_REQUIRED TASK:_ Copy each line of the entries that contains the word "script".

start EXTRACTED INFORMATION

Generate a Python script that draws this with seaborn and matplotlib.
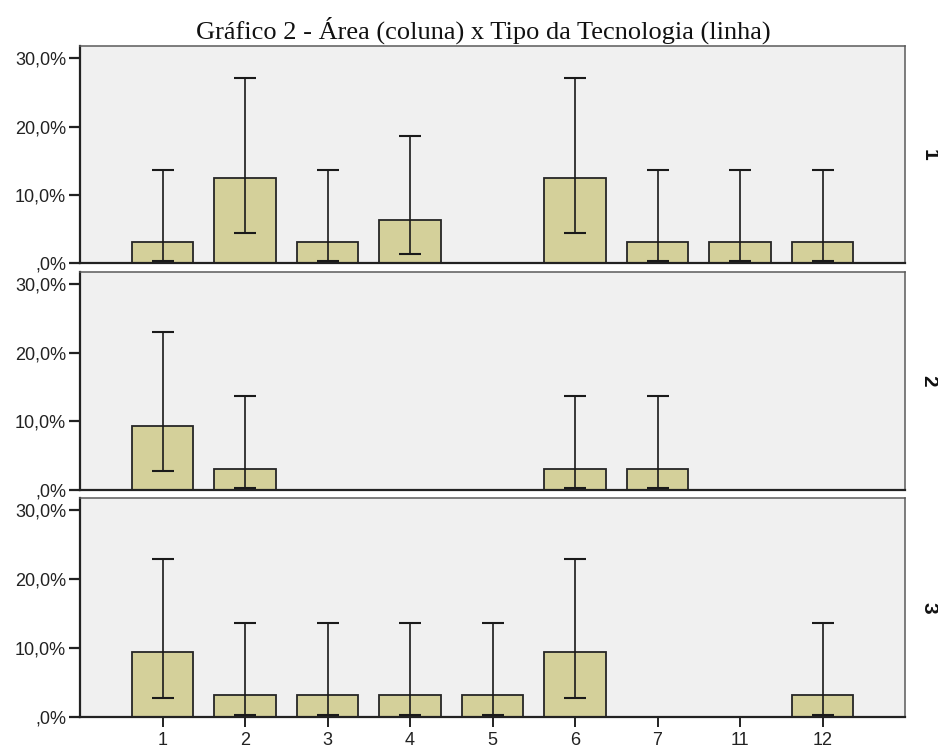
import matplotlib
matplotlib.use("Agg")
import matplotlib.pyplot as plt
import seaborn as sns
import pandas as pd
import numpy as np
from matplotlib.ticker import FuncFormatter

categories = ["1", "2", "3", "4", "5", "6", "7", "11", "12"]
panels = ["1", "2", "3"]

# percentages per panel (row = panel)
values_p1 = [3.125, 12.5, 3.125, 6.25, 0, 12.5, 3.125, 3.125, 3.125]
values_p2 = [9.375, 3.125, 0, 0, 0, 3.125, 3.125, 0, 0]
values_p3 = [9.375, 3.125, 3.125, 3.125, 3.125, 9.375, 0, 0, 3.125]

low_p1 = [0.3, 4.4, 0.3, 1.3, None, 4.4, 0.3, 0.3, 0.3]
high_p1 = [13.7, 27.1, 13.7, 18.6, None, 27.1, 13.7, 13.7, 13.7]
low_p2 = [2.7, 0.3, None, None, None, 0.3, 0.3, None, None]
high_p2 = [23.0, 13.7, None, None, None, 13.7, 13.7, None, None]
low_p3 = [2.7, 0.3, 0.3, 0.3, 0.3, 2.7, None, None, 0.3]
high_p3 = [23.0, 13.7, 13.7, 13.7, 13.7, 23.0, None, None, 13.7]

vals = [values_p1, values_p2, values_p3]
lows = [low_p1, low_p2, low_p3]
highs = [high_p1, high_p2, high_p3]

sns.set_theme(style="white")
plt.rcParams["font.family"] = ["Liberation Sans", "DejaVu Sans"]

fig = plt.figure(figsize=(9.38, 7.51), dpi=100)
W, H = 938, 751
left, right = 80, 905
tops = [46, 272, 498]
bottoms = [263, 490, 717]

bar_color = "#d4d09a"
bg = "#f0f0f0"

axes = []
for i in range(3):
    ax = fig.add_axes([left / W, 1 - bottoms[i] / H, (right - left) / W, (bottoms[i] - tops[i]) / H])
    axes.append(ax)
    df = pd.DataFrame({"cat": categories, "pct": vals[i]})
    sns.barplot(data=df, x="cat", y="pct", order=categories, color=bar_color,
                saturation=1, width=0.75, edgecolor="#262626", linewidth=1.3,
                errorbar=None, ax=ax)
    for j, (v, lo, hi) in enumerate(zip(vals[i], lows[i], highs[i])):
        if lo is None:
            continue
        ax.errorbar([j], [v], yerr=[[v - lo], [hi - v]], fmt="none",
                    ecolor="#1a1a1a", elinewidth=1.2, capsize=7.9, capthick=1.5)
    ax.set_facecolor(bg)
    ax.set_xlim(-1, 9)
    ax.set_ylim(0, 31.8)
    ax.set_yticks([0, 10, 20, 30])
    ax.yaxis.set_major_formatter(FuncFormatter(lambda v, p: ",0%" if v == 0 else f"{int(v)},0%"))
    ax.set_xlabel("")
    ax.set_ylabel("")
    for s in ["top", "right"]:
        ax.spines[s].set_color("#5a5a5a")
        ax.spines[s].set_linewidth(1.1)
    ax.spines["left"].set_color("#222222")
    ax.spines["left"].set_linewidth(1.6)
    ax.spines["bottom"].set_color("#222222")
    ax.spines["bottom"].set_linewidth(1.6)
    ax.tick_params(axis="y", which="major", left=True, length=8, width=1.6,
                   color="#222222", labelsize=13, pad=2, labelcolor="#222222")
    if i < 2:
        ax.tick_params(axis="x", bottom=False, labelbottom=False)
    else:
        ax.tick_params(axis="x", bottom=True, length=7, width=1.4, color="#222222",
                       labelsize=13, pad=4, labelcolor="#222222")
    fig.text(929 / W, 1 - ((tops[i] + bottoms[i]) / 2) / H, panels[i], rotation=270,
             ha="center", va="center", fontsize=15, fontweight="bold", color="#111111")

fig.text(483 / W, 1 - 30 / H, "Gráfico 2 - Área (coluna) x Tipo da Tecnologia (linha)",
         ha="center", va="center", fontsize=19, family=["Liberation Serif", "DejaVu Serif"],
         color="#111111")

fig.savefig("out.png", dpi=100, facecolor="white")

end EXTRACTED INFORMATION
start EXTRACTED INFORMATION

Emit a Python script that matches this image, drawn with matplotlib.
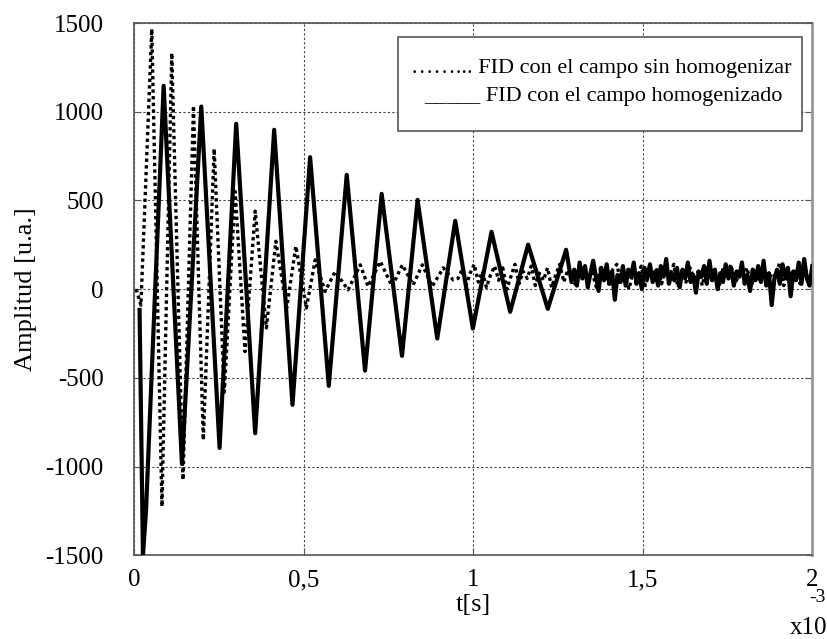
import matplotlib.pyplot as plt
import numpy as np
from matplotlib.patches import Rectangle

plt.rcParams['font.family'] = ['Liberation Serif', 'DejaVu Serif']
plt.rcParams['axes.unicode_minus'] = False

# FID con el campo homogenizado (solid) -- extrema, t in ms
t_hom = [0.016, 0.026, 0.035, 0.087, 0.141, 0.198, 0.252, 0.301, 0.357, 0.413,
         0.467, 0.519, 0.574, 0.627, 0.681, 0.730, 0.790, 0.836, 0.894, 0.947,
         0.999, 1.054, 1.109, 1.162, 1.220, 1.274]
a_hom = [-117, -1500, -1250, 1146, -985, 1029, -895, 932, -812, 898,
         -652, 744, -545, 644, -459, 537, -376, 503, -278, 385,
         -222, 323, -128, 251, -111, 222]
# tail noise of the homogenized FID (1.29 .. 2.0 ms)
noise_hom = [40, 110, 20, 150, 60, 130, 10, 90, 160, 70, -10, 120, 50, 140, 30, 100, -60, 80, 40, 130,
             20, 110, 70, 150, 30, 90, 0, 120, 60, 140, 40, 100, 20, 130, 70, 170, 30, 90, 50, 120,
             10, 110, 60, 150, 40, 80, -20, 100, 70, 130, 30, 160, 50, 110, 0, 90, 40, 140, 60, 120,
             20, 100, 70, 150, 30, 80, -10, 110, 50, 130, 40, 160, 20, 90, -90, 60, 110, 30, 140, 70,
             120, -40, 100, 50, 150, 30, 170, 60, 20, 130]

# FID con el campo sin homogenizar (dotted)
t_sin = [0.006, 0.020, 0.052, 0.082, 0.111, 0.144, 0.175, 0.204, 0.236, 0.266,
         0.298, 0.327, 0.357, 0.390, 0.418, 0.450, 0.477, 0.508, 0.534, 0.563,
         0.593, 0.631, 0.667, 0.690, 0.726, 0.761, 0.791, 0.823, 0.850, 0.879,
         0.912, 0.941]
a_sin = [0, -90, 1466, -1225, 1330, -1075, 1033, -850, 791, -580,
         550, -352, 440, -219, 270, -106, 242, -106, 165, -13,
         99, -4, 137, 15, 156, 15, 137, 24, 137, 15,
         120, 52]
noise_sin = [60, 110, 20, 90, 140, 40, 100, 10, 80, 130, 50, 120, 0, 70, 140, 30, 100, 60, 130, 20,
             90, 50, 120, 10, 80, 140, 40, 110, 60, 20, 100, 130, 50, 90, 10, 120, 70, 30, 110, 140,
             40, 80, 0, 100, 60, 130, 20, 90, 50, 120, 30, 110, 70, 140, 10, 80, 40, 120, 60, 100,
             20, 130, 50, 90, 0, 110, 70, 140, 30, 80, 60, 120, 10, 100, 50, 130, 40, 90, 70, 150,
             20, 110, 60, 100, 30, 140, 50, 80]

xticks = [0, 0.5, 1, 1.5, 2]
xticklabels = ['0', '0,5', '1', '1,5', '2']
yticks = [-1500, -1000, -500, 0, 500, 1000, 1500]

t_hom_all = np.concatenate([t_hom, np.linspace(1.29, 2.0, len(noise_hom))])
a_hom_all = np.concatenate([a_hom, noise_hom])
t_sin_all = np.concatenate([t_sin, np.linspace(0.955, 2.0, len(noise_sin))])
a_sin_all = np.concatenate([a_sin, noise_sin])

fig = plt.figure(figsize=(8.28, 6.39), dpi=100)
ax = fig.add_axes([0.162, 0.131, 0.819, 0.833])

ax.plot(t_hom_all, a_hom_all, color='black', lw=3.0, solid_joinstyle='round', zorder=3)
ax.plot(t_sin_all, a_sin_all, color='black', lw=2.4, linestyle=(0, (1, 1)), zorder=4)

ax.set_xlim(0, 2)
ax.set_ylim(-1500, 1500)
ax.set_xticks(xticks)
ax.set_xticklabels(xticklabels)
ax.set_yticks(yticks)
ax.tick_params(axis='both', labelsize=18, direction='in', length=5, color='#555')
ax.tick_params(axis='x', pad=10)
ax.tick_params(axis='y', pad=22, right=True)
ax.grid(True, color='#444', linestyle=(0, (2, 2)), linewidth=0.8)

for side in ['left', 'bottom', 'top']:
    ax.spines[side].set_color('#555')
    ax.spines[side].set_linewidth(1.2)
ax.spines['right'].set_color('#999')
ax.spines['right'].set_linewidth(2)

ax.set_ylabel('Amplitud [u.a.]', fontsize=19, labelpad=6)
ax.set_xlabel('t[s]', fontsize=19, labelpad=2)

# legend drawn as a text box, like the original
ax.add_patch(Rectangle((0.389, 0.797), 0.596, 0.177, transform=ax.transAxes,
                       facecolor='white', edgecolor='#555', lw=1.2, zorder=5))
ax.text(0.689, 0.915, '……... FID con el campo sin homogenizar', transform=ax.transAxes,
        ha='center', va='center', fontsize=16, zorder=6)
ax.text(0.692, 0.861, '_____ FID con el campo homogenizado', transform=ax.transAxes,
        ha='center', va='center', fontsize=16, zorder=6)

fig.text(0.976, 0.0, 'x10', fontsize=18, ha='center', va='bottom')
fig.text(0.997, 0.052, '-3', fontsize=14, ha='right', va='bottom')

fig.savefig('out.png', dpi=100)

end EXTRACTED INFORMATION
start EXTRACTED INFORMATION

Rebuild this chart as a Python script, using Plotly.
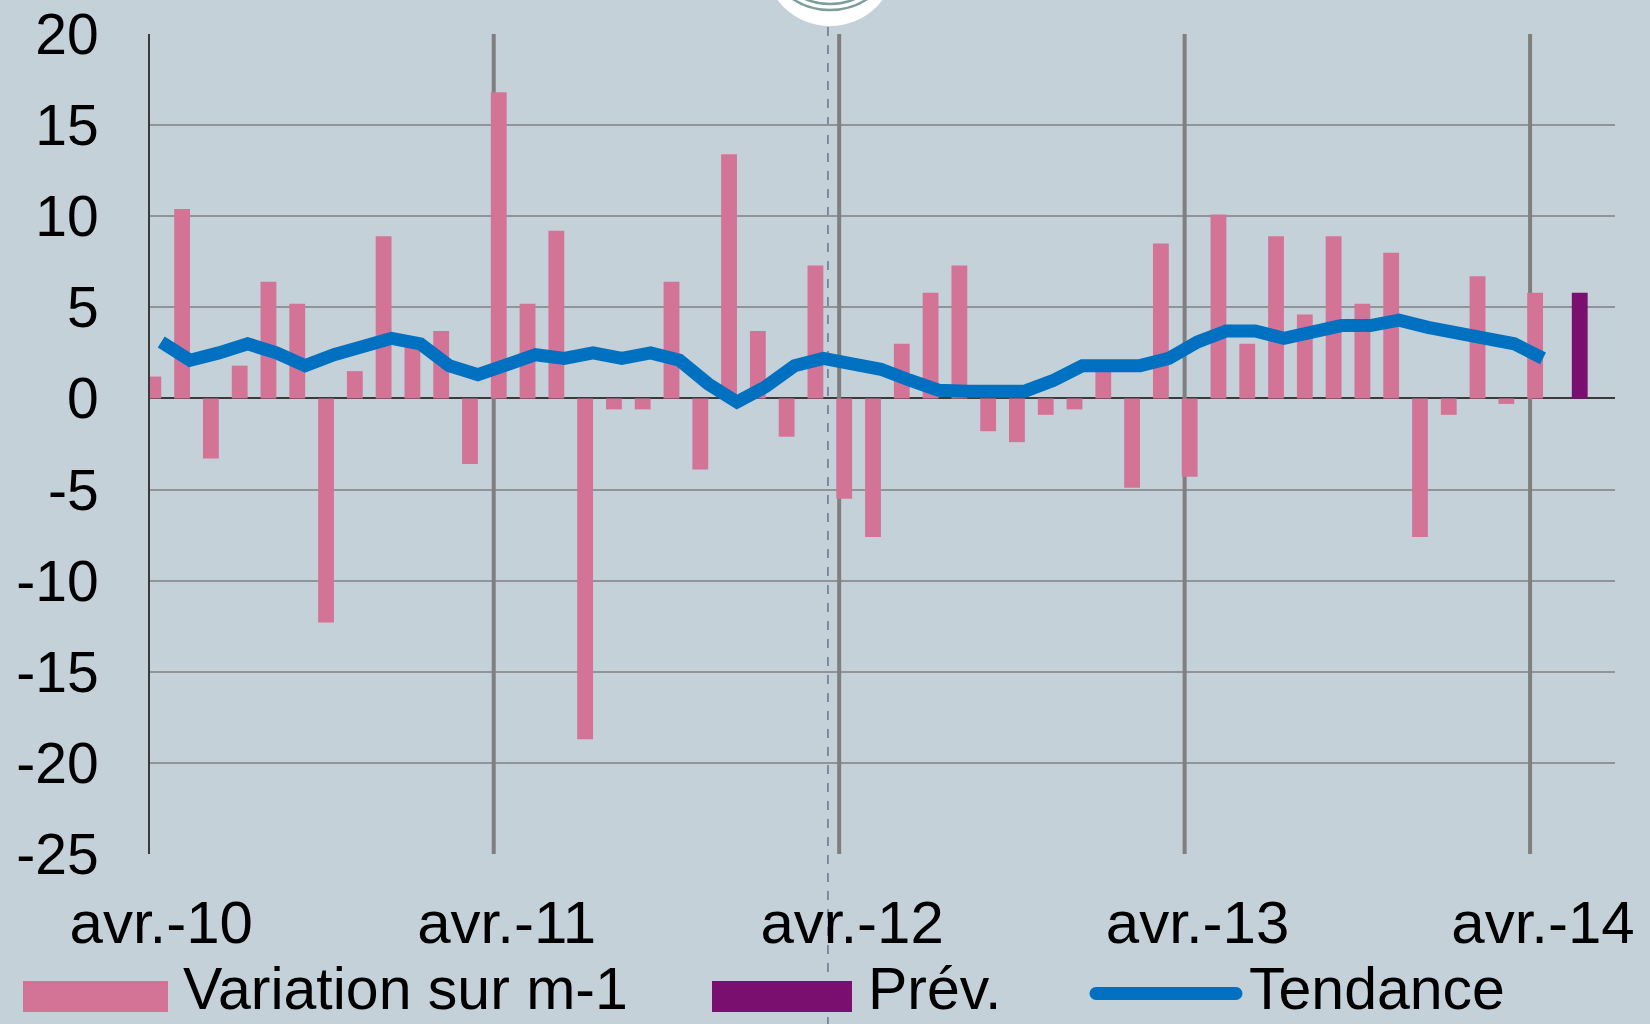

end EXTRACTED INFORMATION

_TASK OUTPUT:_
Generate a Python script that draws this with seaborn and matplotlib.
Emit a Python script that matches this image, drawn with matplotlib.
Rebuild this chart as a Python script, using Plotly.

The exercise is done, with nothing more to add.